Two-dimensional mass spectrum of cyclohexanone, obtained by Jessie Porterfield, Oleg Kostko, 
Musa Ahmed and Barney Ellison using synchrotron radiation at the Advanced Light Source (Lawrence Berkeley National Laboratory) in the Autumn of 2014.   The two axes are m/z (x axis) and photon energy (y axis, in eV).   
The peak at m/z=98 is due to the parent species; the appearance of other masses at energies above 10.5 eV is due to dissociative ionization via cyclohexanone+ or its (more stable) enol+ isomer.


SOFTWARE



Together with the groups of J. Gauss (Mainz, Germany) and P.G. Szalay (Budapest, Hungary), we develop the CFOUR quantum chemistry package, which is freely distributed to all interested parties.   For more information about CFOUR, see: www.cfour.de

A new release of CFOUR should happen no later than autumn 2017


We are involved in the Scalable High-Performance Computing Group, which is headed by Prof. Robert van de Geijn in the computer science department at UT-Austin.    For more information, look here.

     

Another community effort of our research group is the MultiWell program suite for chemical kinetics calculations, a project that is headed by Prof.
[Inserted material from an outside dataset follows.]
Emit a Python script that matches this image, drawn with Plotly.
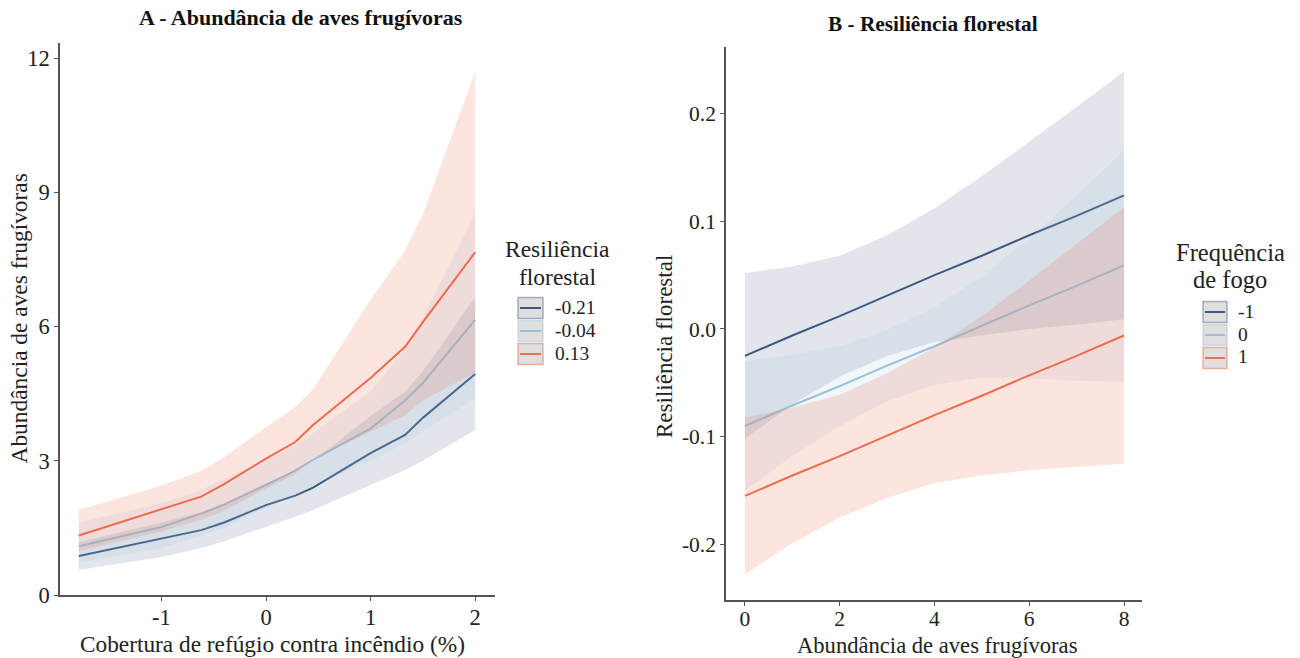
import plotly.graph_objects as go

# ---------- Panel A data ----------
xa = [-1.79, -1.0, -0.62, -0.4, 0.0, 0.28, 0.45, 1.0, 1.33, 1.5, 2.0]
a_groups = ["-0.21", "-0.04", "0.13"]
a_fit = {
    "-0.21": [0.87, 1.25, 1.45, 1.62, 2.01, 2.22, 2.40, 3.17, 3.58, 3.96, 4.94],
    "-0.04": [1.09, 1.52, 1.82, 2.02, 2.46, 2.78, 3.02, 3.72, 4.35, 4.74, 6.15],
    "0.13":  [1.33, 1.92, 2.20, 2.48, 3.05, 3.42, 3.80, 4.85, 5.55, 6.10, 7.66],
}
a_low = {
    "-0.21": [0.56, 0.85, 1.05, 1.20, 1.52, 1.75, 1.90, 2.46, 2.79, 3.00, 3.69],
    "-0.04": [0.72, 1.05, 1.32, 1.50, 1.95, 2.20, 2.45, 3.00, 3.40, 3.65, 4.40],
    "0.13":  [0.98, 1.42, 1.68, 1.88, 2.38, 2.70, 3.05, 3.65, 4.02, 4.35, 4.97],
}
a_high = {
    "-0.21": [1.18, 1.62, 1.85, 2.05, 2.50, 2.75, 3.00, 4.00, 4.55, 5.00, 6.66],
    "-0.04": [1.62, 2.05, 2.35, 2.60, 3.00, 3.35, 3.62, 4.55, 5.50, 6.20, 8.53],
    "0.13":  [1.90, 2.45, 2.78, 3.08, 3.75, 4.20, 4.60, 6.60, 7.70, 8.50, 11.70],
}

# ---------- Panel B data ----------
xb = [0, 1, 2, 3, 4, 5, 6, 7, 8]
b_groups = ["-1", "0", "1"]
b_fit = {
    "-1": [-0.025, -0.006, 0.012, 0.031, 0.050, 0.068, 0.087, 0.105, 0.124],
    "0":  [-0.090, -0.071, -0.053, -0.034, -0.016, 0.003, 0.022, 0.040, 0.059],
    "1":  [-0.155, -0.136, -0.118, -0.099, -0.080, -0.062, -0.043, -0.025, -0.006],
}
b_low = {
    "-1": [-0.102, -0.070, -0.044, -0.025, -0.012, -0.006, 0.000, 0.004, 0.009],
    "0":  [-0.150, -0.118, -0.090, -0.067, -0.052, -0.045, -0.046, -0.048, -0.049],
    "1":  [-0.228, -0.199, -0.175, -0.157, -0.143, -0.136, -0.131, -0.128, -0.125],
}
b_high = {
    "-1": [0.052, 0.058, 0.068, 0.087, 0.112, 0.142, 0.174, 0.206, 0.239],
    "0":  [-0.030, -0.024, -0.016, -0.001, 0.020, 0.049, 0.084, 0.124, 0.166],
    "1":  [-0.082, -0.073, -0.061, -0.041, -0.017, 0.012, 0.045, 0.079, 0.113],
}

line_colors = ["#3D5A80", "#98C1D9", "#EE6C4D"]
fill_colors = ["rgba(61,90,128,0.15)", "rgba(152,193,217,0.15)", "rgba(238,108,77,0.18)"]
key_borders = ["rgba(61,90,128,0.45)", "rgba(152,193,217,0.45)", "rgba(238,108,77,0.5)"]

FONT = "Liberation Serif"
# layout is designed in a 1300x658 frame; the figure is drawn a bit taller
# because the captured viewport is taller than 658 and gets squeezed to 658.
W, H = 1300, 658
HF = 671
fig = go.Figure()


def px(x):
    return x / W


def py(y):
    return 1 - y / H


def add_panel(xs, groups, fit, low, high, xax, yax):
    for i, g in enumerate(groups):
        fig.add_trace(go.Scatter(
            x=xs + xs[::-1], y=high[g] + low[g][::-1], fill="toself",
            fillcolor=fill_colors[i], line=dict(width=0), mode="lines",
            showlegend=False, hoverinfo="skip", xaxis=xax, yaxis=yax))
        fig.add_trace(go.Scatter(
            x=xs, y=fit[g], mode="lines", name=g,
            line=dict(color=line_colors[i], width=2),
            showlegend=False, xaxis=xax, yaxis=yax))


add_panel(xa, a_groups, a_fit, a_low, a_high, "x", "y")
add_panel(xb, b_groups, b_fit, b_low, b_high, "x2", "y2")

# ---------- legends drawn like ggplot keys ----------
shapes, annotations = [], []


def text(t, x, y, size, xanchor="center", angle=0, color="#222222"):
    annotations.append(dict(text=t, x=px(x), y=py(y), xref="paper", yref="paper",
                            showarrow=False, xanchor=xanchor, yanchor="middle",
                            textangle=angle,
                            font=dict(family=FONT, size=size, color=color)))


def add_legend(title_lines, title_x, title_ys, title_size, labels, box_x0, box_x1,
               rows, label_x, label_size):
    for t, ty in zip(title_lines, title_ys):
        text(t, title_x, ty, title_size)
    for i, (lab, ry) in enumerate(zip(labels, rows)):
        shapes.append(dict(type="rect", xref="paper", yref="paper",
                           x0=px(box_x0), x1=px(box_x1), y0=py(ry + 10.5), y1=py(ry - 10.5),
                           fillcolor="#DFDFDF", line=dict(color=key_borders[i], width=1.5)))
        shapes.append(dict(type="line", xref="paper", yref="paper",
                           x0=px(box_x0 + 2), x1=px(box_x1 - 2), y0=py(ry), y1=py(ry),
                           line=dict(color=line_colors[i], width=2)))
        text(lab, label_x, ry - 1, label_size, xanchor="left")


add_legend(["Resiliência", "florestal"], 557, [249, 277], 23.5, a_groups,
           518, 543, [308, 331, 354], 553, 19.5)
add_legend(["Frequência", "de fogo"], 1230, [252, 280], 24.5, b_groups,
           1203, 1227, [312, 335, 358], 1236, 19.5)

# titles
text("<b>A - Abundância de aves frugívoras</b>", 301, 18, 22, color="#111111")
text("<b>B - Resiliência florestal</b>", 933, 24, 21.3, color="#111111")
# axis titles
text("Cobertura de refúgio contra incêndio (%)", 272.5, 643.5, 23.3)
text("Abundância de aves frugívoras", 18.5, 319, 23.4, angle=-90)
text("Abundância de aves frugívoras", 936.5, 645, 22.6)
text("Resiliência florestal", 664, 347, 23, angle=-90)

axis_common = dict(showgrid=False, zeroline=False, showline=True, linecolor="#555555",
                   linewidth=1.5, ticks="outside", ticklen=4, tickcolor="#555555")


def tf(size):
    return dict(family=FONT, size=size, color="#222222")


fig.update_layout(
    width=W, height=HF, plot_bgcolor="white", paper_bgcolor="white",
    margin=dict(l=0, r=0, t=0, b=0), showlegend=False,
    font=dict(family=FONT, color="#222222"),
    xaxis=dict(domain=[px(60), px(495)], range=[-1.97, 2.19], tickvals=[-1, 0, 1, 2],
               ticktext=["-1", "0", "1", "2"], tickfont=tf(22.5), ticklabelstandoff=-3,
               anchor="y", **axis_common),
    yaxis=dict(domain=[py(595), py(43)], range=[0, 12.34],
               tickvals=[0, 3, 6, 9, 12], tickfont=tf(22.5),
               anchor="x", **axis_common),
    xaxis2=dict(domain=[px(726), px(1142)], range=[-0.40, 8.38], tickvals=[0, 2, 4, 6, 8],
                tickfont=tf(21.5), ticklabelstandoff=-6, anchor="y2", **axis_common),
    yaxis2=dict(domain=[py(600), py(47)], range=[-0.2516, 0.2618],
                tickvals=[-0.2, -0.1, 0.0, 0.1, 0.2],
                ticktext=["-0.2", "-0.1", "0.0", "0.1", "0.2"], tickfont=tf(21.5),
                anchor="x2", **axis_common),
    shapes=shapes,
    annotations=annotations,
)

fig.write_html(
    "out.html",
    config={"displayModeBar": False},
    post_script=("document.body.style.margin='0px';document.body.style.overflow='hidden';"
                 "document.documentElement.style.overflow='hidden';"),
)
John Barker of the Department of Climate and Space Sciences and Engineering at the University of Michigan in the great city of Ann Arbor.    For more information,go here and have a read.   A chemical kinetics discussion group has also been formed, and can be found here.



We are privileged to be a part of the Active Thermochemical Tables project, a revolutionary advance in thermochemistry developed by Branko Ruscic at Argonne National Laboratory.   The development of ATcT has had a profound impact on thermochemistry; the enthalpies of formation for several key molecular species are now known much more precisely than they were a decade ago, with reduction of error bars typically by an order of magnitude.   By providing accurate and precise information about the thermodynamic stability of molecules, ATcT  will have profound impact on the fidelity of modeling studies.   The current ATcT team consists of Ruscic and his group at ANL, our team, and that of  Prof. G. Barney Ellison at the University of Colorado.